▸ **Data lines**:
+++
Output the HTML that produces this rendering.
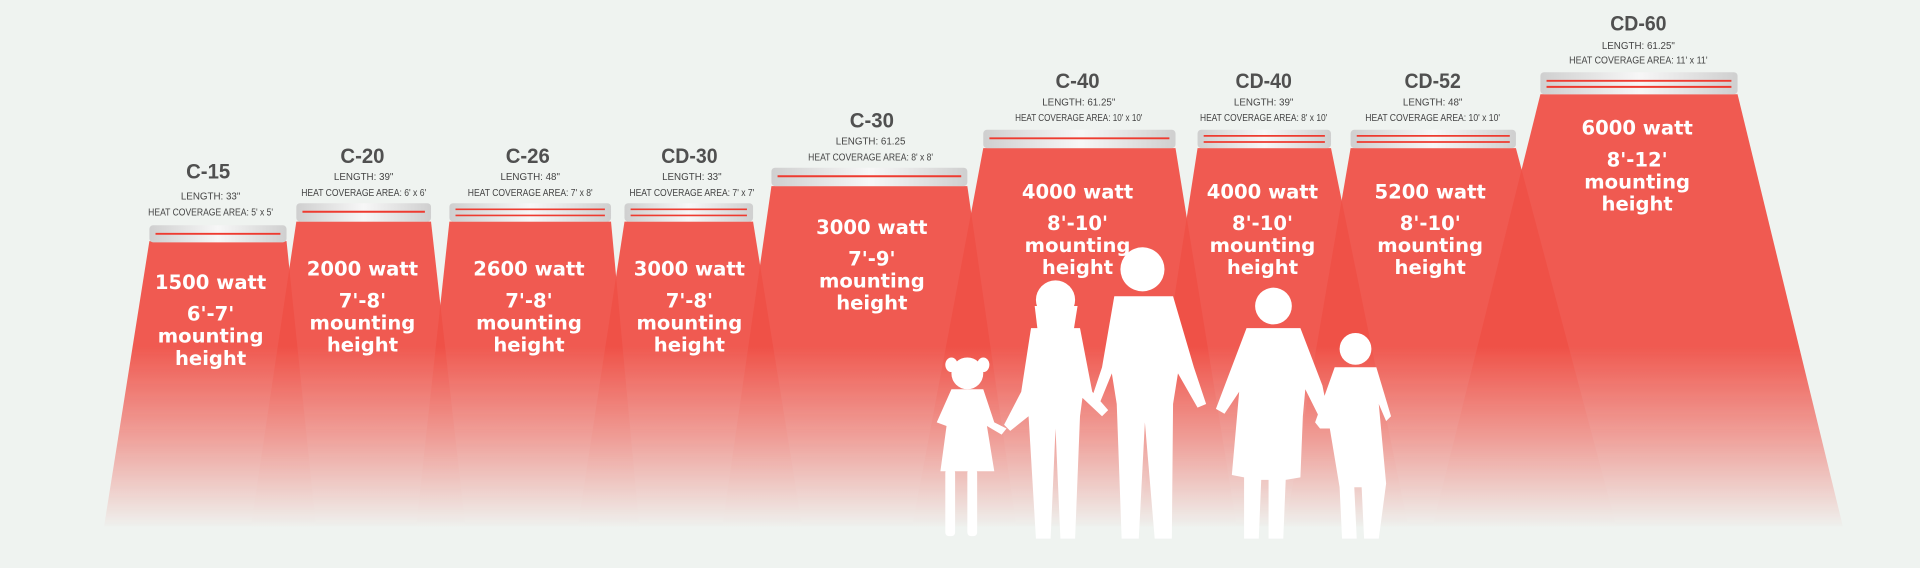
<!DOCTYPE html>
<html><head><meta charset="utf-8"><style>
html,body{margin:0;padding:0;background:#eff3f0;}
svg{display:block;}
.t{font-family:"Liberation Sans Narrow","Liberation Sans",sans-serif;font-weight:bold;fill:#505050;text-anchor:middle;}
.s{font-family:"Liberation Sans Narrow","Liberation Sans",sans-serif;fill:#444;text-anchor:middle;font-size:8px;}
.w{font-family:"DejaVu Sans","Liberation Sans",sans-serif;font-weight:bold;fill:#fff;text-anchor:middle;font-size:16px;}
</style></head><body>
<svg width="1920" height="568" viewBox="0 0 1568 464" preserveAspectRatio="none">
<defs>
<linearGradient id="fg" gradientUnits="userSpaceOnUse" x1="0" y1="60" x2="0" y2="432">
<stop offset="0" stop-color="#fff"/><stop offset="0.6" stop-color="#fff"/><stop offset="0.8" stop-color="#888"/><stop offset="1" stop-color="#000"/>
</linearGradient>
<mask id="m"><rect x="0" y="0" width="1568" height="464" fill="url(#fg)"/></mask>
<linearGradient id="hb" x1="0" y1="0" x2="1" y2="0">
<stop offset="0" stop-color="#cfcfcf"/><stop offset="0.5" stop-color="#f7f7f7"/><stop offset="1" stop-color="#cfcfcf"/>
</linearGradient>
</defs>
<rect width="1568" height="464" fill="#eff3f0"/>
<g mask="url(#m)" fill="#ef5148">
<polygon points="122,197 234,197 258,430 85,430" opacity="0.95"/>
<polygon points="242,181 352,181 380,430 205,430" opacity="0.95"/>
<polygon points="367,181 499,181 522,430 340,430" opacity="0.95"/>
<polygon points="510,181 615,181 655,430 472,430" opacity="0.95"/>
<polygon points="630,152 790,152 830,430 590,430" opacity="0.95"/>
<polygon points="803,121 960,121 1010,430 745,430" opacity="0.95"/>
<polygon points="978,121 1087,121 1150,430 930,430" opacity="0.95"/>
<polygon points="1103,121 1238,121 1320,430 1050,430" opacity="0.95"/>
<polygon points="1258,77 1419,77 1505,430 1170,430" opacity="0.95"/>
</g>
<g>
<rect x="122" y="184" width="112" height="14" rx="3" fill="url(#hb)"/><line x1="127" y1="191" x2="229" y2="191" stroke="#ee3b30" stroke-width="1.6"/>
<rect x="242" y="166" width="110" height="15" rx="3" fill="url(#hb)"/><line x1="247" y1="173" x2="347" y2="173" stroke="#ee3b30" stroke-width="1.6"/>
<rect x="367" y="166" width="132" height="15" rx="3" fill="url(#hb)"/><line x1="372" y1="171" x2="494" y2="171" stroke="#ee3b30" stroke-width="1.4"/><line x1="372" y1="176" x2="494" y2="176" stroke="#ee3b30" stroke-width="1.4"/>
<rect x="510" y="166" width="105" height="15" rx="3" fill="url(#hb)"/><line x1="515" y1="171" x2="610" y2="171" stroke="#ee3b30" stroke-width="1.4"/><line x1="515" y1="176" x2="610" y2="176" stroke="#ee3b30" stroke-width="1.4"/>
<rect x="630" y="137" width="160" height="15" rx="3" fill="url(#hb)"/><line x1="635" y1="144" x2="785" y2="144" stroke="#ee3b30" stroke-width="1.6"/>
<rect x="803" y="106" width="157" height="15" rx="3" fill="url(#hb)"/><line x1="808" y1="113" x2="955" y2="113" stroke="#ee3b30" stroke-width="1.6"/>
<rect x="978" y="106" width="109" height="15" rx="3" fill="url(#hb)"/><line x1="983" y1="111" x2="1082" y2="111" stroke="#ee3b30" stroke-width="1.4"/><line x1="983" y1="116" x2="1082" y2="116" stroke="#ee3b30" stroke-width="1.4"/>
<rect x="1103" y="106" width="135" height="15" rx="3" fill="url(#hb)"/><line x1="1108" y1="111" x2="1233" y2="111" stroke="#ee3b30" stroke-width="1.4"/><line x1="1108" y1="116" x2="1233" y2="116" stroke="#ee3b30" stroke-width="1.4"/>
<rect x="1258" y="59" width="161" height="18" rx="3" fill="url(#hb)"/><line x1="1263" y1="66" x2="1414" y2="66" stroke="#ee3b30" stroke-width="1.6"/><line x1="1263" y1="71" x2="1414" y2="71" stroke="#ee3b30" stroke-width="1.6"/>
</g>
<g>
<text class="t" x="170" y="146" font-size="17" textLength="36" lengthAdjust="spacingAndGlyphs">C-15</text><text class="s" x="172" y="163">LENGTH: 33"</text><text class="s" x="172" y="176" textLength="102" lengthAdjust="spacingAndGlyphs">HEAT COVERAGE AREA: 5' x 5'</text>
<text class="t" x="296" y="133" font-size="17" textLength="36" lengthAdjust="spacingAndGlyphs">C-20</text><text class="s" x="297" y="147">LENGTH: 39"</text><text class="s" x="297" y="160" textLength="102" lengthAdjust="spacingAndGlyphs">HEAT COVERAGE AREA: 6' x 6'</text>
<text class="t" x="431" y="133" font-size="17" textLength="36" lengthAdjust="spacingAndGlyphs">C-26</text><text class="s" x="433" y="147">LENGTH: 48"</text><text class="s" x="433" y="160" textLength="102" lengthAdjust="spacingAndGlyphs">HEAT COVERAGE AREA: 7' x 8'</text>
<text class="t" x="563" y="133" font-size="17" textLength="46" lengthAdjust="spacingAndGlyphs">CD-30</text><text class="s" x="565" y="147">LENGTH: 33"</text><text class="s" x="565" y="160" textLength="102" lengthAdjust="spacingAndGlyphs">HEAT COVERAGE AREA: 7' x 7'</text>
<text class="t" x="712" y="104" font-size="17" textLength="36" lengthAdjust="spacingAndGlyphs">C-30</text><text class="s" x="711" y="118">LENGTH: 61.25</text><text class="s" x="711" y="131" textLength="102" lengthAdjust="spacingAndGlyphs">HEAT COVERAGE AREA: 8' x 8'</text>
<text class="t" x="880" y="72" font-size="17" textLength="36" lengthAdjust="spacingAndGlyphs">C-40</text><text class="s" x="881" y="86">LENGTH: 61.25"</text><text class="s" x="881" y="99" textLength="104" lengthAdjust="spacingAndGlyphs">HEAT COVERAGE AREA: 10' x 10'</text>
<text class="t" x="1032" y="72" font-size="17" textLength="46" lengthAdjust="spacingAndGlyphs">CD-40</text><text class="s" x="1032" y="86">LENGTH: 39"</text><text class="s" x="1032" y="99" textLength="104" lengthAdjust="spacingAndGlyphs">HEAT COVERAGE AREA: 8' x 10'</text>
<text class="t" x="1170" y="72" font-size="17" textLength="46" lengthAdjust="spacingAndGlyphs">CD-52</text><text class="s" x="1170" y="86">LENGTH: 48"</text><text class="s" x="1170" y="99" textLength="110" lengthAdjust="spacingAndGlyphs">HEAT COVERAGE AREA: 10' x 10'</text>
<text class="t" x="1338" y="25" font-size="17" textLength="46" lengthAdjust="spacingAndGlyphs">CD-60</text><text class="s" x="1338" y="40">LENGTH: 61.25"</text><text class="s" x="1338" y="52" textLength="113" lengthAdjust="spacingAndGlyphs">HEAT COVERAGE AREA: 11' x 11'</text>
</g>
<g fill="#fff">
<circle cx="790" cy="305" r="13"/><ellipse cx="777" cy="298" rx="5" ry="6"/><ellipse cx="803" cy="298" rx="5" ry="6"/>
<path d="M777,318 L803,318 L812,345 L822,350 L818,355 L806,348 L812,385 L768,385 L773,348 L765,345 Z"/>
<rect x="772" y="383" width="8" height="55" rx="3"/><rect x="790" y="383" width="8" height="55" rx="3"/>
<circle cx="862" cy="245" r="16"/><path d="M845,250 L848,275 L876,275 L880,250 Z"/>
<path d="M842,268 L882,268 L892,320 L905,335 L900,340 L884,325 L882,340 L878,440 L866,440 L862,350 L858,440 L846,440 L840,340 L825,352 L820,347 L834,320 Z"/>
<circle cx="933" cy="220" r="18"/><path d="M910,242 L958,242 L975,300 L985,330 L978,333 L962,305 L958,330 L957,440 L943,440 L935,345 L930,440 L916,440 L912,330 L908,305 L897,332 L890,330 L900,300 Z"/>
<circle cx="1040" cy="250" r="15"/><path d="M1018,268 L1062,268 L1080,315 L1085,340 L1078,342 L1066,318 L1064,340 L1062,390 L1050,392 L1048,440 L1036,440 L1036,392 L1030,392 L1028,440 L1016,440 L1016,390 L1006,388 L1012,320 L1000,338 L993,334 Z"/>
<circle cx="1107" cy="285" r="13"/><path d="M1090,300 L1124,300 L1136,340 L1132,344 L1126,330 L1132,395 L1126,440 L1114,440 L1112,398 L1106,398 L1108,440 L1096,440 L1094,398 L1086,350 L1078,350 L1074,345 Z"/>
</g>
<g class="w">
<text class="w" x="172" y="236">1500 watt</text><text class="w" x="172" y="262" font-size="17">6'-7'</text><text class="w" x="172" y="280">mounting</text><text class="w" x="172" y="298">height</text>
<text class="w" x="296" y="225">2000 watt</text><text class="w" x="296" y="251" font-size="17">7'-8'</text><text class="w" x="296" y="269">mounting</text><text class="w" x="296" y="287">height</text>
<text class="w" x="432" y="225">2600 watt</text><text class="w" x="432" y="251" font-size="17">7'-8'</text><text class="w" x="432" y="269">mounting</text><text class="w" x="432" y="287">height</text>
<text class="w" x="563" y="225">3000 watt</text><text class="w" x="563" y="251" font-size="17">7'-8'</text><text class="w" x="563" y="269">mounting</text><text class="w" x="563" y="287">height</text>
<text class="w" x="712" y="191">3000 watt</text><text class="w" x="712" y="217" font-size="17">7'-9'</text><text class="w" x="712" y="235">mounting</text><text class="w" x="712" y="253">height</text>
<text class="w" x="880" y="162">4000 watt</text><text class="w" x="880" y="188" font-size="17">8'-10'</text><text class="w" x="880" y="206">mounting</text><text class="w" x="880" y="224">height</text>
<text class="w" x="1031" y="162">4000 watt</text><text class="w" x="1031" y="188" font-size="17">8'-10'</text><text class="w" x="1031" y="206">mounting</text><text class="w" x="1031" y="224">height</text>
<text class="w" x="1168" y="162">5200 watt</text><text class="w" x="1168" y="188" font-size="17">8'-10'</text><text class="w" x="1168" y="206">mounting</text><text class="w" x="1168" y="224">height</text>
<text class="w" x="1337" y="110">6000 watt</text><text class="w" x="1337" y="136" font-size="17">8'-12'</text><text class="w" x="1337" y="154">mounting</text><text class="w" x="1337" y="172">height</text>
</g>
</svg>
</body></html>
+++
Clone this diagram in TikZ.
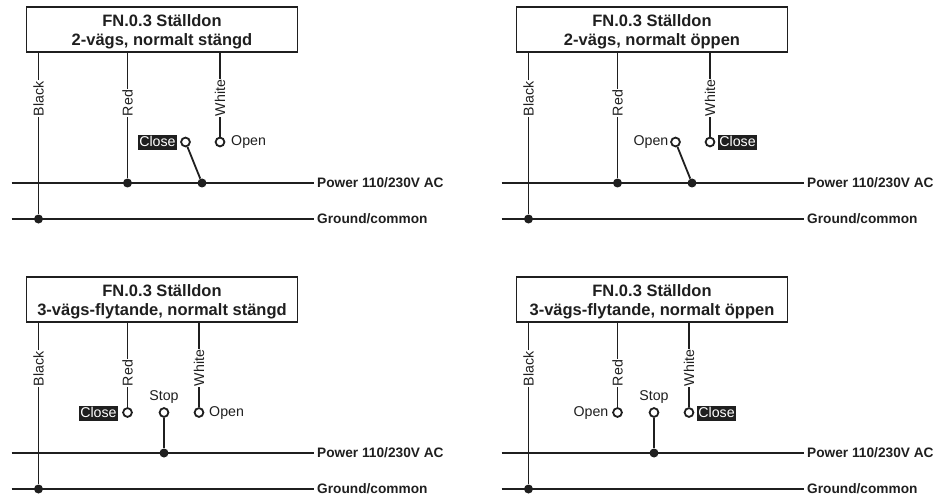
+++
Pick out and copy the lines of the entries that hold the string "this".

▸ **Task solution**:
Output the HTML that produces this rendering.
Clone this diagram in TikZ.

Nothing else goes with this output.